Take the lines from the top down to and including the one with "thickness = [round(i" and repeat them exactly. Omit images.

######

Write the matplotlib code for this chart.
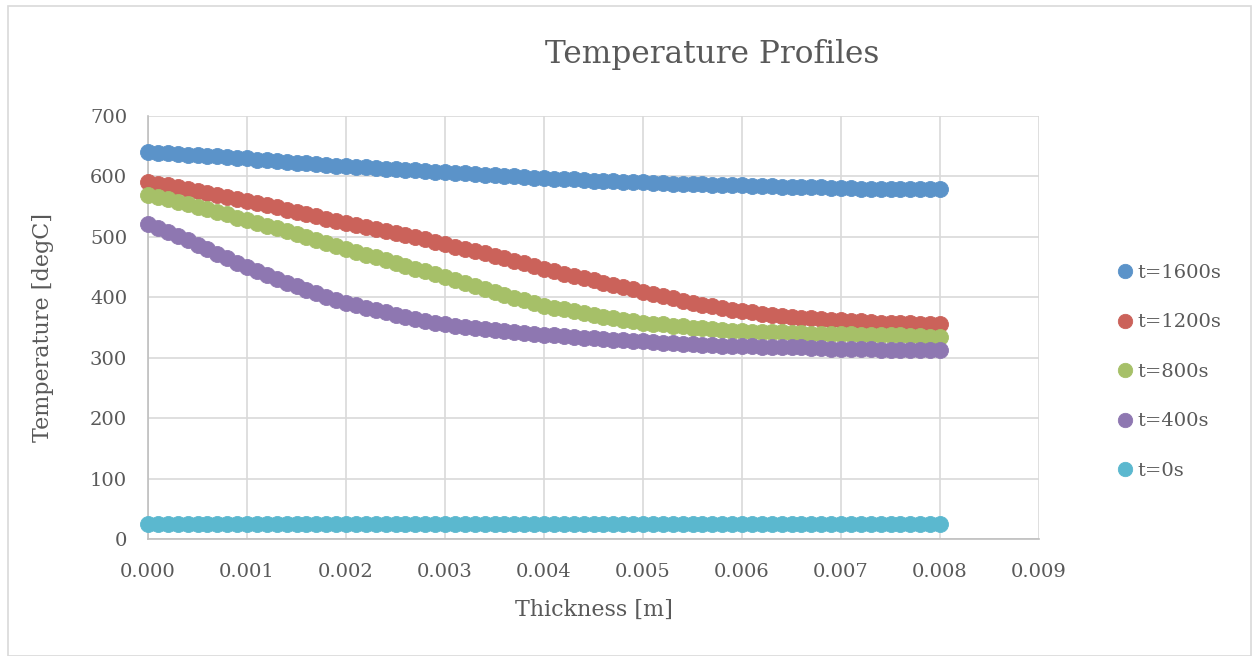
import numpy as np
import matplotlib
matplotlib.use("Agg")
import matplotlib.pyplot as plt
from matplotlib.patches import Rectangle

# Position through the wall [m]
thickness = [round(i * 0.0001, 4) for i in range(81)]

# Temperature [degC] at each position for every time step
temp_1600 = [640, 639, 638, 637, 636, 635, 634, 633, 632, 631,
             630, 628, 627, 626, 624, 623, 622, 621, 619, 618,
             617, 616, 615, 614, 613, 612, 611, 610, 609, 608,
             607, 606, 605, 604, 603, 602, 601, 600, 599, 598,
             597, 596, 595, 595, 594, 593, 592, 592, 591, 590,
             590, 589, 589, 588, 588, 587, 587, 586, 586, 585,
             585, 584, 584, 584, 583, 583, 583, 582, 582, 581,
             581, 581, 580, 580, 580, 580, 580, 579, 579, 579,
             579]
temp_1200 = [591, 588, 585, 582, 579, 576, 573, 570, 566, 563,
             560, 556, 552, 549, 545, 541, 537, 534, 530, 527,
             523, 520, 517, 513, 510, 507, 503, 499, 496, 492,
             488, 484, 480, 477, 473, 469, 465, 460, 456, 451,
             447, 443, 439, 436, 432, 428, 424, 420, 417, 413,
             409, 405, 402, 398, 394, 391, 388, 385, 382, 379,
             377, 375, 373, 371, 369, 368, 366, 365, 364, 363,
             362, 361, 360, 359, 358, 358, 357, 357, 356, 356,
             355]
temp_800 = [570, 566, 562, 558, 554, 550, 546, 541, 537, 532,
            528, 523, 518, 514, 509, 504, 499, 494, 490, 485,
            480, 475, 470, 466, 461, 456, 452, 447, 443, 438,
            434, 429, 424, 419, 414, 409, 404, 399, 395, 390,
            386, 383, 380, 377, 374, 371, 368, 366, 363, 361,
            358, 356, 355, 353, 352, 350, 349, 348, 346, 345,
            344, 343, 343, 342, 342, 341, 341, 340, 340, 339,
            339, 339, 338, 338, 337, 337, 337, 336, 336, 335,
            335]
temp_400 = [522, 515, 508, 501, 494, 487, 480, 472, 465, 457,
            450, 444, 437, 431, 424, 418, 412, 407, 401, 396,
            391, 387, 383, 379, 375, 371, 368, 364, 361, 358,
            355, 353, 351, 350, 348, 346, 344, 343, 341, 340,
            338, 337, 336, 334, 333, 332, 331, 330, 329, 328,
            327, 326, 325, 324, 323, 322, 321, 321, 320, 320,
            319, 319, 318, 318, 317, 317, 317, 316, 316, 315,
            315, 315, 314, 314, 313, 313, 313, 312, 312, 312,
            312]
temp_0 = [25, 25, 25, 25, 25, 25, 25, 25, 25, 25,
          25, 25, 25, 25, 25, 25, 25, 25, 25, 25,
          25, 25, 25, 25, 25, 25, 25, 25, 25, 25,
          25, 25, 25, 25, 25, 25, 25, 25, 25, 25,
          25, 25, 25, 25, 25, 25, 25, 25, 25, 25,
          25, 25, 25, 25, 25, 25, 25, 25, 25, 25,
          25, 25, 25, 25, 25, 25, 25, 25, 25, 25,
          25, 25, 25, 25, 25, 25, 25, 25, 25, 25,
          25]

series_labels = ["t=1600s", "t=1200s", "t=800s", "t=400s", "t=0s"]
series_values = [temp_1600, temp_1200, temp_800, temp_400, temp_0]
series_colors = ["#5B93C9", "#CB625A", "#A6C068", "#8E77B1", "#5BB8CF"]

x_ticks = [0.000, 0.001, 0.002, 0.003, 0.004, 0.005, 0.006, 0.007, 0.008, 0.009]
y_ticks = [0, 100, 200, 300, 400, 500, 600, 700]

plt.rcParams["font.family"] = ["DejaVu Serif"]
text_color = "#595959"

W, H = 1253, 656
fig = plt.figure(figsize=(W / 100, H / 100), dpi=100)
fig.patch.set_facecolor("white")

# light frame round the chart area
fig.patches.append(Rectangle((8 / W, 0), (W - 10) / W, (H - 6) / H,
                             transform=fig.transFigure, fill=False,
                             edgecolor="#d9d9d9", linewidth=1.2))

ax = fig.add_axes([148 / W, 1 - 539 / H, (1039 - 148) / W, (539 - 116) / H])

for label, vals, col in zip(series_labels, series_values, series_colors):
    ax.plot(thickness, vals, linestyle="none", marker="o", markersize=11.5,
            markerfacecolor=col, markeredgecolor=col, markeredgewidth=0.6,
            label=label, clip_on=False, zorder=3)

ax.set_xlim(0, 0.009)
ax.set_ylim(0, 700)
ax.set_xticks(x_ticks)
ax.set_xticklabels([f"{v:.3f}" for v in x_ticks])
ax.set_yticks(y_ticks)
ax.grid(True, color="#d9d9d9", linewidth=1.2)
ax.set_axisbelow(True)
for side in ("top", "right"):
    ax.spines[side].set_visible(False)
for side in ("left", "bottom"):
    ax.spines[side].set_color("#bfbfbf")
    ax.spines[side].set_linewidth(1.2)
ax.tick_params(length=0, labelsize=14, labelcolor=text_color)
ax.tick_params(axis="x", pad=17)
ax.tick_params(axis="y", pad=15)

ax.set_xlabel("Thickness [m]", fontsize=16, color=text_color, labelpad=13)
ax.set_ylabel("Temperature [degC]", fontsize=16, color=text_color, labelpad=26)

fig.text(712 / W, 1 - 55 / H, "Temperature Profiles", fontsize=22.5,
         color=text_color, ha="center", va="center")

leg = ax.legend(loc="center left", bbox_to_anchor=(1108 / W, 1 - 372 / H),
                bbox_transform=fig.transFigure, frameon=False,
                fontsize=14, labelcolor=text_color, markerscale=0.9,
                handlelength=0.7, handletextpad=0.3, labelspacing=1.62,
                borderpad=0)

fig.savefig("out.png", dpi=100)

######

__Exercise answer__
Write the matplotlib code for this chart.
import numpy as np
import matplotlib
matplotlib.use("Agg")
import matplotlib.pyplot as plt
from matplotlib.patches import Rectangle

# Position through the wall [m]
thickness = [round(i * 0.0001, 4) for i in range(81)]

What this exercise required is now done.